I'm building a grading automation tool for programming assignments, and I need to run each student's submission in a separate isolated virtual environment (venv). Each submission has a requirements.txt file that lists the necessary dependencies. I've tried using subprocess to create a venv for each submission, but it's super slow when dealing with over 200 of them. I've also attempted using multiprocessing, but it's still taking too long. Recently, I tried creating a base virtual environment and cloning it for each student, but it ends up including dependencies that are only supposed to belong to individual projects. I suspect there might be issues with shared paths or references being copied. Is there a faster and safer method to clone or set up a virtual environment for each student without impacting the original base environment?
5 Answers
Do you need to create all the virtual environments ahead of time? If not, you could automate creating the venvs as you go while grading, then delete them later if needed.

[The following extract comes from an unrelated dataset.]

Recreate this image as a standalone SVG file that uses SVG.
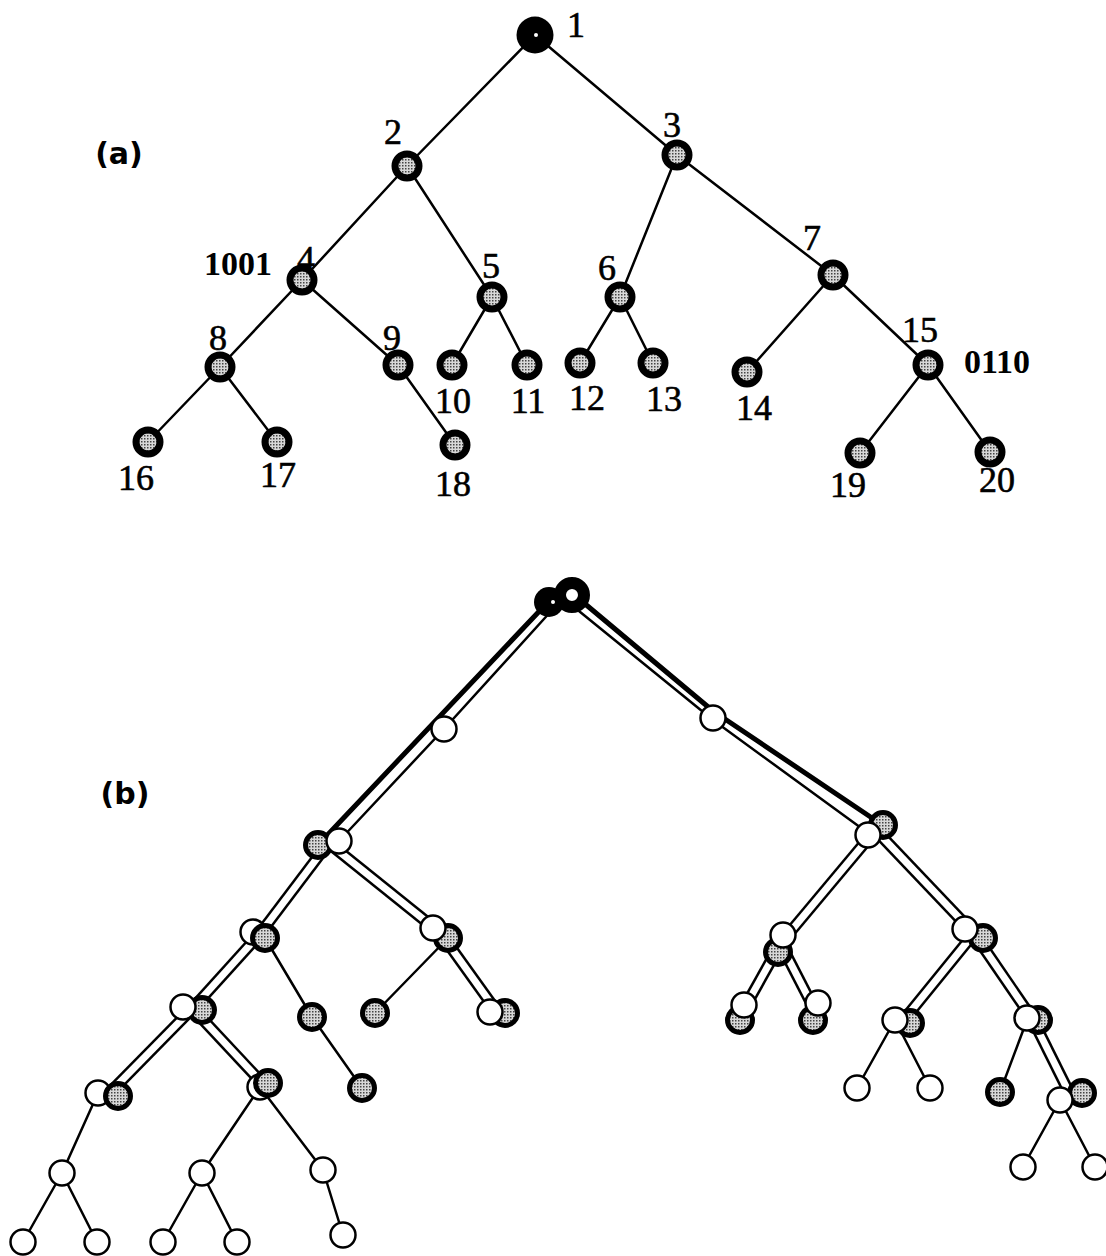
<svg xmlns="http://www.w3.org/2000/svg" width="1106" height="1256" viewBox="0 0 1106 1256">
<defs>
<pattern id="sp" width="3" height="3" patternUnits="userSpaceOnUse">
<rect width="3" height="3" fill="#d8d8d8"/>
<rect width="1.5" height="1.5" fill="#444"/>
</pattern>
<style>
.e{stroke:#000;stroke-width:2.5;fill:none;stroke-linecap:round;stroke-linejoin:round}
.thick{stroke:#000;stroke-width:5;fill:none;stroke-linecap:round;stroke-linejoin:round}
.dO{stroke:#000;stroke-width:12}
.dI{stroke:#fff;stroke-width:7}
.na{fill:url(#sp);stroke:#000;stroke-width:7}
.sb{fill:url(#sp);stroke:#000;stroke-width:5}
.wb{fill:#fff;stroke:#000;stroke-width:2.5}
.lbl{font-family:"Liberation Serif",serif;font-size:36px;text-anchor:middle;fill:#000;stroke:#000;stroke-width:0.6}
.bin{font-family:"Liberation Serif",serif;font-size:34px;font-weight:bold;text-anchor:middle;fill:#000}
.tag{font-family:"DejaVu Sans",sans-serif;font-size:30px;font-weight:bold;text-anchor:middle;fill:#000}
</style>
</defs>
<rect width="1106" height="1256" fill="#fff"/>

<!-- (a) connectors -->
<g id="connectors-a">
<line class="e" x1="535" y1="35" x2="407" y2="166"/>
<line class="e" x1="535" y1="35" x2="677" y2="155"/>
<line class="e" x1="407" y1="166" x2="302" y2="280"/>
<line class="e" x1="407" y1="166" x2="492" y2="297"/>
<line class="e" x1="677" y1="155" x2="620" y2="297"/>
<line class="e" x1="677" y1="155" x2="833" y2="275"/>
<line class="e" x1="302" y1="280" x2="220" y2="367"/>
<line class="e" x1="302" y1="280" x2="398" y2="365"/>
<line class="e" x1="492" y1="297" x2="452" y2="365"/>
<line class="e" x1="492" y1="297" x2="527" y2="365"/>
<line class="e" x1="620" y1="297" x2="580" y2="363"/>
<line class="e" x1="620" y1="297" x2="653" y2="363"/>
<line class="e" x1="833" y1="275" x2="747" y2="372"/>
<line class="e" x1="833" y1="275" x2="928" y2="365"/>
<line class="e" x1="220" y1="367" x2="148" y2="442"/>
<line class="e" x1="220" y1="367" x2="277" y2="442"/>
<line class="e" x1="398" y1="365" x2="455" y2="445"/>
<line class="e" x1="928" y1="365" x2="860" y2="453"/>
<line class="e" x1="928" y1="365" x2="990" y2="452"/>
</g>

<!-- (a) nodes -->
<g id="a-n1"><circle cx="535" cy="35" r="18.5" fill="#000"/><circle cx="536" cy="35" r="2" fill="#fff"/><text class="lbl" x="576" y="37">1</text></g>
<g id="a-n2"><circle class="na" cx="407" cy="166" r="12"/><text class="lbl" x="393" y="144">2</text></g>
<g id="a-n3"><circle class="na" cx="677" cy="155" r="12"/><text class="lbl" x="672" y="137">3</text></g>
<g id="a-n4"><circle class="na" cx="302" cy="280" r="12"/><text class="lbl" x="306" y="271">4</text><text class="bin" x="238" y="275">1001</text></g>
<g id="a-n5"><circle class="na" cx="492" cy="297" r="12"/><text class="lbl" x="491" y="278">5</text></g>
<g id="a-n6"><circle class="na" cx="620" cy="297" r="12"/><text class="lbl" x="607" y="280">6</text></g>
<g id="a-n7"><circle class="na" cx="833" cy="275" r="12"/><text class="lbl" x="812" y="250">7</text></g>
<g id="a-n8"><circle class="na" cx="220" cy="367" r="12"/><text class="lbl" x="218" y="350">8</text></g>
<g id="a-n9"><circle class="na" cx="398" cy="365" r="12"/><text class="lbl" x="392" y="350">9</text></g>
<g id="a-n10"><circle class="na" cx="452" cy="365" r="12"/><text class="lbl" x="453" y="413">10</text></g>
<g id="a-n11"><circle class="na" cx="527" cy="365" r="12"/><text class="lbl" x="528" y="413">11</text></g>
<g id="a-n12"><circle class="na" cx="580" cy="363" r="12"/><text class="lbl" x="587" y="410">12</text></g>
<g id="a-n13"><circle class="na" cx="653" cy="363" r="12"/><text class="lbl" x="664" y="411">13</text></g>
<g id="a-n14"><circle class="na" cx="747" cy="372" r="12"/><text class="lbl" x="754" y="420">14</text></g>
<g id="a-n15"><circle class="na" cx="928" cy="365" r="12"/><text class="lbl" x="920" y="342">15</text><text class="bin" x="997" y="373">0110</text></g>
<g id="a-n16"><circle class="na" cx="148" cy="442" r="12"/><text class="lbl" x="136" y="490">16</text></g>
<g id="a-n17"><circle class="na" cx="277" cy="442" r="12"/><text class="lbl" x="278" y="487">17</text></g>
<g id="a-n18"><circle class="na" cx="455" cy="445" r="12"/><text class="lbl" x="453" y="496">18</text></g>
<g id="a-n19"><circle class="na" cx="860" cy="453" r="12"/><text class="lbl" x="848" y="497">19</text></g>
<g id="a-n20"><circle class="na" cx="990" cy="452" r="12"/><text class="lbl" x="997" y="492">20</text></g>
<text class="tag" x="119" y="164">(a)</text>

<!-- (b) connectors -->
<g id="connectors-b">
<line class="thick" x1="548" y1="602" x2="318" y2="845"/>
<polyline class="thick" points="578,598 713,711 878,822"/>
<polyline class="e" points="553,609 444,729 339,841"/>
<polyline class="e" points="574,607 713,720 868,833"/>
<g class="dO">
<line x1="328.5" y1="843" x2="259" y2="935"/>
<line x1="328.5" y1="843" x2="440.5" y2="933"/>
<line x1="440.5" y1="933" x2="497.5" y2="1012.5"/>
<line x1="259" y1="935" x2="192.5" y2="1008.5"/>
<line x1="192.5" y1="1008.5" x2="108" y2="1094.5"/>
<line x1="192.5" y1="1008.5" x2="264" y2="1085"/>
<line x1="875.5" y1="830" x2="780.5" y2="943.5"/>
<line x1="875.5" y1="830" x2="974" y2="933.5"/>
<line x1="780.5" y1="943.5" x2="742" y2="1012.5"/>
<line x1="780.5" y1="943.5" x2="815.5" y2="1011.5"/>
<line x1="974" y1="933.5" x2="902.5" y2="1021.5"/>
<line x1="974" y1="933.5" x2="1032.5" y2="1019"/>
<line x1="1032.5" y1="1019" x2="1071" y2="1096.5"/>
</g>
<g class="dI">
<line x1="328.5" y1="843" x2="259" y2="935"/>
<line x1="328.5" y1="843" x2="440.5" y2="933"/>
<line x1="440.5" y1="933" x2="497.5" y2="1012.5"/>
<line x1="259" y1="935" x2="192.5" y2="1008.5"/>
<line x1="192.5" y1="1008.5" x2="108" y2="1094.5"/>
<line x1="192.5" y1="1008.5" x2="264" y2="1085"/>
<line x1="875.5" y1="830" x2="780.5" y2="943.5"/>
<line x1="875.5" y1="830" x2="974" y2="933.5"/>
<line x1="780.5" y1="943.5" x2="742" y2="1012.5"/>
<line x1="780.5" y1="943.5" x2="815.5" y2="1011.5"/>
<line x1="974" y1="933.5" x2="902.5" y2="1021.5"/>
<line x1="974" y1="933.5" x2="1032.5" y2="1019"/>
<line x1="1032.5" y1="1019" x2="1071" y2="1096.5"/>
</g>
<line class="e" x1="265" y1="938" x2="312" y2="1017"/>
<line class="e" x1="312" y1="1017" x2="362" y2="1088"/>
<line class="e" x1="448" y1="938" x2="375" y2="1013"/>
<line class="e" x1="1027" y1="1020" x2="1000" y2="1092"/>
<line class="e" x1="98" y1="1093" x2="62" y2="1173"/>
<line class="e" x1="62" y1="1173" x2="23" y2="1242"/>
<line class="e" x1="62" y1="1173" x2="97" y2="1242"/>
<line class="e" x1="260" y1="1087" x2="202" y2="1173"/>
<line class="e" x1="260" y1="1087" x2="323" y2="1170"/>
<line class="e" x1="202" y1="1173" x2="163" y2="1242"/>
<line class="e" x1="202" y1="1173" x2="237" y2="1242"/>
<line class="e" x1="323" y1="1170" x2="343" y2="1235"/>
<line class="e" x1="895" y1="1020" x2="857" y2="1088"/>
<line class="e" x1="895" y1="1020" x2="930" y2="1088"/>
<line class="e" x1="1060" y1="1100" x2="1023" y2="1167"/>
<line class="e" x1="1060" y1="1100" x2="1095" y2="1167"/>
</g>

<!-- (b) shaded nodes behind white nodes -->
<g id="b-s2"><circle class="sb" cx="318" cy="845" r="12.5"/></g>
<g id="b-s3"><circle class="sb" cx="883" cy="825" r="12.5"/></g>
<g id="b-s5"><circle class="sb" cx="448" cy="938" r="12.5"/></g>
<g id="b-s6"><circle class="sb" cx="778" cy="952" r="12.5"/></g>
<g id="b-s7"><circle class="sb" cx="983" cy="938" r="12.5"/></g>
<g id="b-s8"><circle class="sb" cx="202" cy="1010" r="12.5"/></g>
<g id="b-s11"><circle class="sb" cx="505" cy="1013" r="12.5"/></g>
<g id="b-s12"><circle class="sb" cx="740" cy="1020" r="12.5"/></g>
<g id="b-s13"><circle class="sb" cx="813" cy="1020" r="12.5"/></g>
<g id="b-s14"><circle class="sb" cx="910" cy="1023" r="12.5"/></g>
<g id="b-s15"><circle class="sb" cx="1038" cy="1020" r="12.5"/></g>
<g id="b-s20"><circle class="sb" cx="1082" cy="1093" r="12.5"/></g>

<!-- (b) white nodes -->
<g id="b-w-a"><circle class="wb" cx="444" cy="729" r="12.5"/></g>
<g id="b-w-b"><circle class="wb" cx="713" cy="718" r="12.5"/></g>
<g id="b-w-c"><circle class="wb" cx="339" cy="841" r="12.5"/></g>
<g id="b-w-d"><circle class="wb" cx="868" cy="835" r="12.5"/></g>
<g id="b-w-e"><circle class="wb" cx="253" cy="932" r="12.5"/></g>
<g id="b-w-f"><circle class="wb" cx="433" cy="928" r="12.5"/></g>
<g id="b-w-g"><circle class="wb" cx="490" cy="1012" r="12.5"/></g>
<g id="b-w-h"><circle class="wb" cx="183" cy="1007" r="12.5"/></g>
<g id="b-w-i"><circle class="wb" cx="98" cy="1093" r="12.5"/></g>
<g id="b-w-j"><circle class="wb" cx="260" cy="1087" r="12.5"/></g>
<g id="b-w-k"><circle class="wb" cx="62" cy="1173" r="12.5"/></g>
<g id="b-w-l"><circle class="wb" cx="202" cy="1173" r="12.5"/></g>
<g id="b-w-m"><circle class="wb" cx="323" cy="1170" r="12.5"/></g>
<g id="b-w-k1"><circle class="wb" cx="23" cy="1242" r="12.5"/></g>
<g id="b-w-k2"><circle class="wb" cx="97" cy="1242" r="12.5"/></g>
<g id="b-w-l1"><circle class="wb" cx="163" cy="1242" r="12.5"/></g>
<g id="b-w-l2"><circle class="wb" cx="237" cy="1242" r="12.5"/></g>
<g id="b-w-m1"><circle class="wb" cx="343" cy="1235" r="12.5"/></g>
<g id="b-w-n"><circle class="wb" cx="783" cy="935" r="12.5"/></g>
<g id="b-w-o"><circle class="wb" cx="965" cy="929" r="12.5"/></g>
<g id="b-w-p"><circle class="wb" cx="744" cy="1005" r="12.5"/></g>
<g id="b-w-q"><circle class="wb" cx="818" cy="1003" r="12.5"/></g>
<g id="b-w-r"><circle class="wb" cx="895" cy="1020" r="12.5"/></g>
<g id="b-w-s"><circle class="wb" cx="1027" cy="1018" r="12.5"/></g>
<g id="b-w-t"><circle class="wb" cx="857" cy="1088" r="12.5"/></g>
<g id="b-w-u"><circle class="wb" cx="930" cy="1088" r="12.5"/></g>
<g id="b-w-v"><circle class="wb" cx="1060" cy="1100" r="12.5"/></g>
<g id="b-w-w"><circle class="wb" cx="1023" cy="1167" r="12.5"/></g>
<g id="b-w-x"><circle class="wb" cx="1095" cy="1167" r="12.5"/></g>

<!-- (b) shaded nodes on top / standalone -->
<g id="b-s4"><circle class="sb" cx="265" cy="938" r="12.5"/></g>
<g id="b-s16"><circle class="sb" cx="118" cy="1096" r="12.5"/></g>
<g id="b-s17"><circle class="sb" cx="268" cy="1083" r="12.5"/></g>
<g id="b-s9"><circle class="sb" cx="312" cy="1017" r="12.5"/></g>
<g id="b-s10"><circle class="sb" cx="375" cy="1013" r="12.5"/></g>
<g id="b-s18"><circle class="sb" cx="362" cy="1088" r="12.5"/></g>
<g id="b-s19"><circle class="sb" cx="1000" cy="1092" r="12.5"/></g>

<!-- (b) root pair -->
<g id="b-root"><circle cx="549" cy="602" r="15" fill="#000"/><circle cx="553" cy="602" r="2" fill="#fff"/><circle cx="572" cy="595" r="12" fill="#fff" stroke="#000" stroke-width="12"/></g>
<text class="tag" x="125" y="804">(b)</text>
</svg>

You may also consider a bash script that navigates each submission folder, creates venvs, and installs the requirements. Also, could you clarify the structure of the submissions? Are they separated by directories for each student or are they all in one place?
Have you thought about using more subprocesses in parallel? You mentioned you attempted it, but it takes a while. It could be worth revisiting or optimizing. Honestly, it's almost like the venvs could be done by the time you finish asking the question!
I would recommend writing a shell script that leverages `uv`. It should only take a few minutes to create 200 virtual environments and install all the dependencies. It’s a solid way to automate the process without the overhead you're experiencing.
Thanks for the tip! Can you share more details or documentation on how to do that? I'm not very familiar with shell scripts.
You might want to consider using a template virtual environment that's common for all students. If most of the submissions are using similar libraries, having them agree on a defined venv could save time. You could scan all the requirements files to see similarities and build a master venv that everyone can use as a base. This way, if anyone needs something different, they can suggest changes to the approved environment.
So you suggest creating one venv with common dependencies and comparing requirements.txt files? Sounds interesting!
How flexible are you with project formats? If you can use something like [poetry](https://python-poetry.org), it could simplify your venv management drastically. Poetry handles it all for you plus it has a centralized cache which speeds things up.
I did use multiprocessing, but it still takes about 25 minutes. It’s part of a grading program that needs to be fast, so I'm looking for better solutions.